— Влюбился.

— В мою маму?

— Да.

— А почему вы поссорились?

Медленно ступаю на слегка подрагивающий мостик, пока Анхель стоит на берегу и отрешённо смотрит на воду. В голове всё перемешалось: грязь под ногами и звёзды в реке, сумбурный день и внезапное откровение деда.

— Между долгом и желанием, семьёй и мимолётным увлечением Винсенто сделал неверный выбор.

— Он выбрал маму?

— Скорее, он отказался от нас.

— И ты не можешь простить ему это?

— Я? — Анхель наконец отмирает и переводит на меня взгляд. — Давно простил, Рита.

— Тогда почему вы не общались столько лет?

— Думаю, потому, что твой отец так и не смог простить самого себя.

— Я ничего не понимаю… — Мне приходится говорить чуть громче, почти кричать: любопытство заводит на середину моста и смешивается с журчанием воды под ногами. — Ну, подумаешь, влюбился. Отец вообще человек ветреный и непостоянный.

— Как и ты, верно?

— В каком смысле?

— Вы с Винсенто очень похожи: два эгоиста! — отрезает дед, стоит мне ступить обратно на берег. В холодном свечении луны на его лице слишком отчётливо проявляются отпечатки прожитых лет, а ещё нешуточное волнение. Глупая, мне не стоило не спросясь бегать по шаткой конструкции! — Не смотри так, девочка! В любой ситуации вы ориентируетесь сначала на себя и свои желания, а только потом задумываетесь об окружающих. И это касается всего!

— Например?

— Хочешь пример?

— Ну да, подкрепи свои обвинения фактами!

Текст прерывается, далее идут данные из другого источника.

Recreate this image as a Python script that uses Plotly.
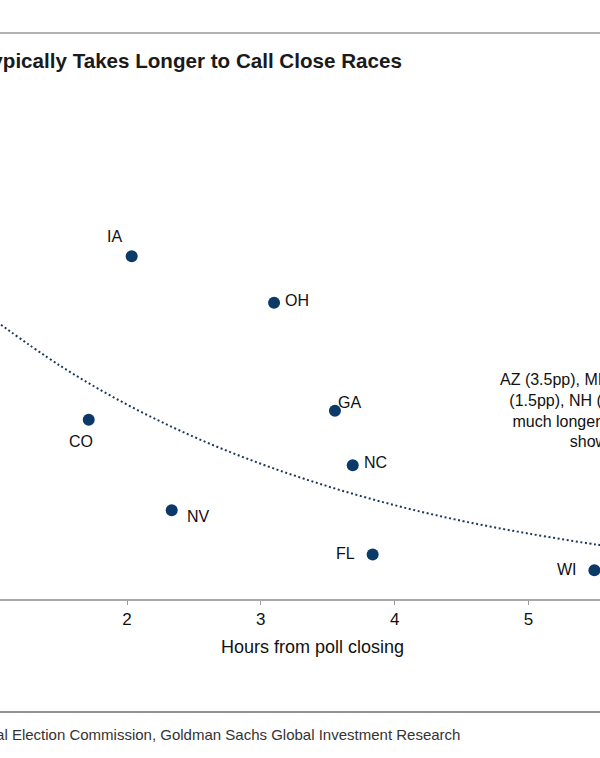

— Например, любовь. Для вас это яркая вспышка, ослепляющая на миг и на какое-то время затмевающая всё вокруг. Сегодня вы любите, а завтра вас ослепляет новое чувство, и вы с головой отдаётесь ему. И при этом вас совершенно не заботит, что после себя вы оставляете выжженную дотла землю, на которой уже никогда ничего больше не взойдёт.

— Анхель, мне семнадцать! — вспыхиваю, совершенно не понимая, к чему клонит дед. — Разве ты в мои годы не влюблялся? Не искал себя? Да и вообще, к чему весь этот разговор? Меня, к слову, только сегодня бросил парень! Так что ты не прав! Это в моей душе сейчас всё выжжено дотла! Ты ошибаешься! Я не такая, как отец!

— И всё же, Рита, согласись, ты уедешь, как только появится такая возможность.

— Конечно! Я и не скрываю, что дико хочу домой. Мой мир там, в Мадриде, в окружении друзей, рядом с отцом и непутёвой матерью.

— Всё верно, девочка, всё верно, — вздыхает Анхель, а затем накрывает мою руку, которой я продолжаю держаться за ограждение, своей, мозолистой и тяжёлой. — Просто помни: то, что кажется тебе здесь временным развлечением, для нас — настоящая жизнь. Не разрушай её, ладно?

— Господи, Анхель, да о чём ты говоришь? — небрежно вырываю ладонь и хочу пойти обратно: наша задушевная беседа кажется пустой и нелепой.

— В старшей школе Тревелина слишком большие окна, Рита! — бросает в спину Анхель.

— Что? — оборачиваюсь. — При чём здесь окна?

— А ты подумай, внучка! Подумай. Я человек пожилой, но на зрение пока не жалуюсь.

Мне становится тошно от одной только мысли, что мог увидеть Анхель в тот проклятый вечер, заглядывая в окна опустевшей школы, пока искал меня.

— Ты всё неправильно понял! — испугавшись, выдаю себя с потрохами.

— Мике не нужно знать, что происходит между тобой и Виком. Надеюсь, это ты понимаешь?

— Боже, Анхель! — Голос мой позорно срывается. Впервые в этом чёртовом городе меня начинает колотить не от холода. — А что между нами происходит? Сальваторе с первого дня возненавидел меня и беспрерывно отравляет мою жизнь! Это ОН бросил меня в реку, ОН запер в кладовке, ОН пытался унизить перед всей школой! Ты просил у него защиты для меня, а что сделал твой ненаглядный Вик? Вы все его любите, а он… он плохой человек!